Un parfum épicé et végétal se diffuse dans l’air chargé d’humidité et nous accompagne jusqu’au bord du lac Grand Fond, encore baigné dans la brume du matin. Nous embarquons sur nos planches à pagaies, et je me laisse glisser à la surface de l’eau. Le ciel, les arbres, jusqu’aux feuilles des arbustes de myrique baumier qui bordent le lac, se reflètent dans ce miroir délicat, à peine troublé par les ondulations de nos planches.

Notre séjour sera ponctué d’autant de moments un peu hors du temps – lorsque nous descendrons jusqu’au Canyon Mem, que nous tremperons nos pieds dans l’eau cristalline de la chute du Prince, que nous observerons un nouveau jour se lever depuis le Button de l’Est, que nous croiserons des orignaux au détour d’un chemin dans la nuit tombante. Chaque soir, rassemblés au restaurant de l’Auberge, nous faisons le bilan de nos escapades, ravis de l’engagement sans faille de notre guide et de tout le personnel à nous offrir des expériences dont la diversité nous enchante. La nuit venue, profitant d’un instant de calme après son service, le chef fait plus ample connaissance avec nous. Il nous fait part de son enthousiasme pour les produits locaux et de saison qu’il intègre avec soin à sa cuisine. Nous poursuivons nos soirées sous les étoiles, autour d’une conversation décontractée, ponctuée du bruit blanc de la chute Hélène qui tapisse le silence aussi bien que les mots.

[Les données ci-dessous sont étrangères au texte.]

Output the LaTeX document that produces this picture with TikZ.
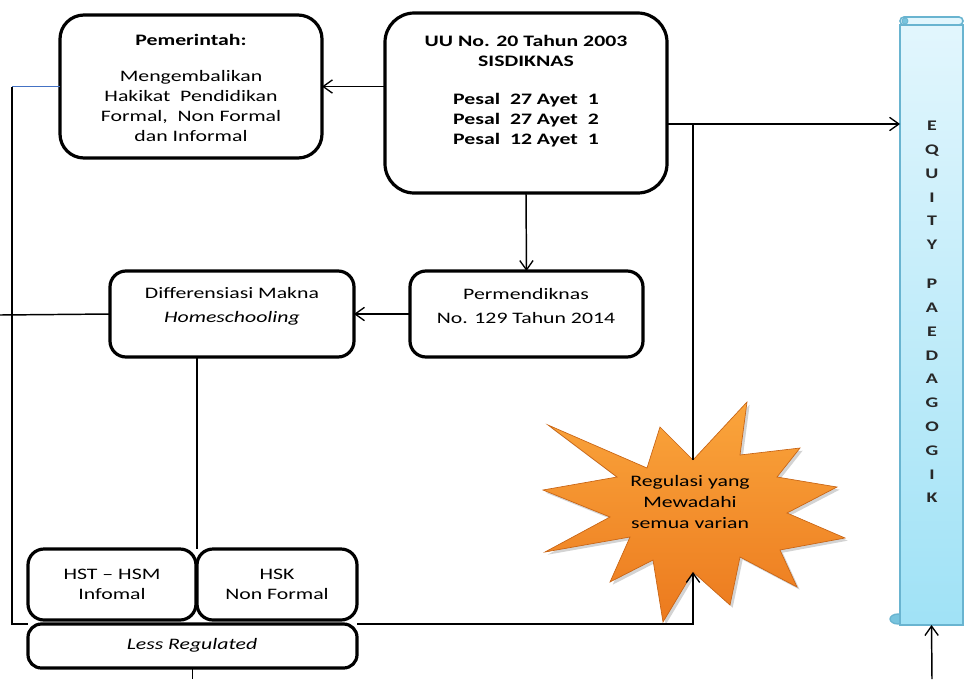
\documentclass[tikz,border=0pt]{standalone}
\usepackage{fontspec}
\setmainfont{Carlito}[FakeStretch=1.36]
\usetikzlibrary{arrows.meta,fit,shadows}
\definecolor{lineblue}{RGB}{68,114,196}
\definecolor{eqtop}{RGB}{226,246,253}
\definecolor{eqbot}{RGB}{160,226,246}
\definecolor{eqedge}{RGB}{105,180,208}
\definecolor{eqcurl}{RGB}{120,196,222}
\definecolor{startop}{RGB}{250,165,60}
\definecolor{starbot}{RGB}{236,122,30}
\definecolor{staredge}{RGB}{200,100,20}
\begin{document}
\begin{tikzpicture}[x=0.75pt,y=-0.75pt,
  box/.style={draw=black, line width=2.4pt, rounded corners=#1, inner sep=0pt, outer sep=0pt, align=center},
  box/.default=12pt,
  txt/.style={align=center, inner sep=0pt, font=\fontsize{12}{15}\selectfont},
  conn/.style={line width=1.1pt, draw=black},
  arr/.style={conn, -{Straight Barb[length=7pt,width=10pt,line width=1pt]}},
  ptr/.style={line width=0.9pt, draw=lineblue}]
\useasboundingbox (0,0) rectangle (968,679);

% boxes
\node[box=18pt, fit={(60,15)(322,158)}] (pem) {};
\node[txt] (pemt) at (191,88) {\textbf{Pemerintah:}\\[12pt]Mengembalikan\\Hakikat\ \ Pendidikan\\Formal,\ \ Non Formal\\dan Informal};

\node[box=22pt, fit={(385,13)(667,193)}] (uu) {};
\node[txt, font=\bfseries\fontsize{12}{15}\selectfont] (uut) at (526,91) {UU No. 20 Tahun 2003\\SISDIKNAS\\[13pt]Pesal\ \ 27 Ayet\ \ 1\\Pesal\ \ 27 Ayet\ \ 2\\Pesal\ \ 12 Ayet\ \ 1};

\node[box=12pt, fit={(410,271)(643,357)}] (perm) {};
\node[txt, font=\fontsize{12}{18}\selectfont] (permt) at (526,306) {Permendiknas\\No. 129 Tahun 2014};

\node[box=12pt, fit={(110,271)(354,357)}] (diff) {};
\node[txt, font=\fontsize{12}{18}\selectfont] (difft) at (232,306) {Differensiasi Makna\\\textit{Homeschooling}};

\node[box=12pt, fit={(28,549)(196,620)}] (hst) {};
\node[txt] (hstt) at (112,584) {HST – HSM\\Infomal};
\node[box=12pt, fit={(197,549)(357,620)}] (hsk) {};
\node[txt] (hskt) at (277,584) {HSK\\Non Formal};
\node[box=10pt, fit={(28,624)(357,668)}] (less) {};
\node[txt] (lesst) at (192,645) {\textit{Less Regulated}};

% equity scroll
\filldraw[fill=eqcurl, draw=eqedge, line width=1pt] (898,619) ellipse (8 and 5);
\shade[top color=eqtop, bottom color=eqbot, draw=eqedge, line width=1.2pt] (900,25) rectangle (963,625);
\filldraw[fill=eqtop, draw=eqedge, line width=1.2pt, rounded corners=3pt] (900,25) -- (900,17) -- (963,17) -- (963,25) -- cycle;
\filldraw[fill=eqcurl, draw=eqedge, line width=0.6pt] (905,21) circle (3);
\node[fit={(900,17)(963,625)}, inner sep=0pt, outer sep=0pt] (eq) {};
\node[align=center, inner sep=0pt, text={rgb,255:red,40;green,40;blue,40}, font=\bfseries\fontsize{11}{17.85}\selectfont] (eqt) at (932,312) {E\\Q\\U\\I\\T\\Y\\[11.4pt]P\\A\\E\\D\\A\\G\\O\\G\\I\\K};

% star
\path[draw=staredge, line width=0.5pt, top color=startop, bottom color=starbot,
      drop shadow={opacity=0.35, shadow xshift=2pt, shadow yshift=-2pt}]
  (548,425) -- (647,468) -- (660,427) -- (693,460) -- (747,402) -- (740,455)
  -- (800,448) -- (777,477) -- (837,487) -- (787,513) -- (845,538) -- (780,550)
  -- (797,587) -- (740,557) -- (730,605) -- (693,572) -- (663,622) -- (653,560)
  -- (610,582) -- (630,537) -- (545,552) -- (610,517) -- (543,490) -- (617,477) -- cycle;
\coordinate (stop) at (693,460);
\coordinate (sbot) at (693,572);
\node[txt, font=\fontsize{12}{15.75}\selectfont] (reg) at (690,502) {Regulasi yang\\Mewadahi\\semua varian};

% connectors
\coordinate (lt) at (12,624);
\coordinate (le) at (0,315);
\coordinate (j1) at (693,124);
\coordinate (j2) at (693,624);
\coordinate (lb) at (195,679);
\coordinate (eb) at (932,679);

\draw[arr] (uu.west |- pem.east) -- (pem.east);
\draw[ptr] (pem.west) -- (pem.west -| lt);
\draw[conn] (pem.west -| lt) -- (lt |- less.north west) -- (less.north west);
\draw[conn] (diff.west) -- (le);
\draw[arr] (uu.east |- j1) -- (eq.west |- j1);
\draw[conn] (j1) -- (stop);
\draw[arr] (uu.south) -- (perm.north);
\draw[arr] (perm.west) -- (diff.east);
\draw[conn] (diff.south -| hsk.north west) -- (hsk.north west);
\draw[conn] (less.south) -- (less.south |- lb);
\draw[arr] (less.north east) -- (less.north east -| j2) -- (sbot);
\draw[arr] (eb) -- (eq.south);
\end{tikzpicture}
\end{document}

Sans l’ombre d’un doute, chacun peut vivre ici un séjour à la mesure de ses attentes – ou comme moi, qui n’avais pas d’idée précise de ce qui m’attendait, se laisser progressivement surprendre et séduire par l’expérience. Je garde tout près du cœur certains instants et certaines sensations de mon passage dans les Chic-Chocs. Des embruns rafraîchissants de la majestueuse chute Hélène sur mon visage après une randonnée dans la vallée du Bascon. Du vent chaud d’un soir passé sur le sommet de l’Épaule, le regard perdu dans le panorama montagneux. Du parfum épicé d’une feuille de thé du Labrador que je mordille en fermant les yeux comme pour n’en perdre aucun arôme. Les images de ce séjour gaspésien continuent de peupler mon esprit – et souvent je crois, je me laisserai aller, en pensée, à des voyages immobiles vers ce paradis boréal que j’espère retrouver un jour.